New Year, New Look and Feel
A fresh year is a great time to revamp your sales collateral, especially if it’s been two or more years since it’s gotten a facelift. We’re not just talking about changing the copyright disclaimer on the footer that no one ever reads. Brainstorm with your marketing team about refreshing the look, feel, and messaging of the materials that live on your websites and in emails, and which you hand out at sales meetings and tradeshows.
Look Back and Within
If you didn’t have the opportunity to take stock of your lost and won deals before the close of Q4 2015, it’s not too late to review and analyze. In fact, it will behoove you to do so. While you’re at it, be honest with yourself about what caused both your successes and your failures. Know where your strengths are and own up to your shortcomings. The more you dig in and do that, the better equipped you’ll be to keep from falling into the same old traps, and the better positioned you’ll be to recreate the successes you have achieved. When doing this important exercise, ask yourself the following questions:
- What’s the common denominator of companies that I converted to customers?

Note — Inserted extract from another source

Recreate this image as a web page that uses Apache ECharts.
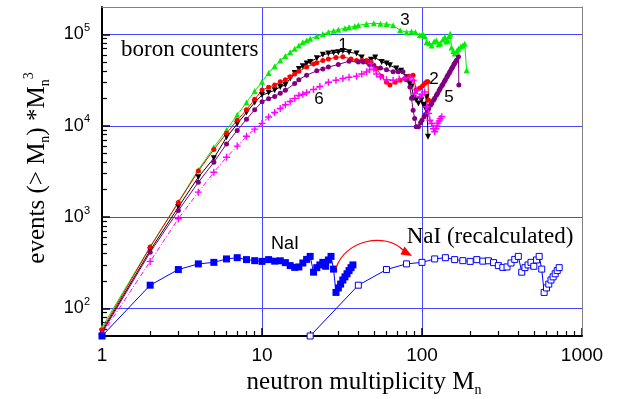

What did the companies I failed to convert have in common?
- Do some soul searching and ask yourself what in your own behavior caused a deal to either fail or succeed: Did I bring technical experts to the table at sales meetings? What worked well? What bombed?
- In the past year, what was the most important deal I closed? What loss was the most disappointing?
Hopefully your 2016 is already off to a winning start. But don’t forget the recent past. To paraphrase the philosopher and poet George Santayana, those who do not learn from history are doomed to repeat it. In other words, looking back will help you going forward.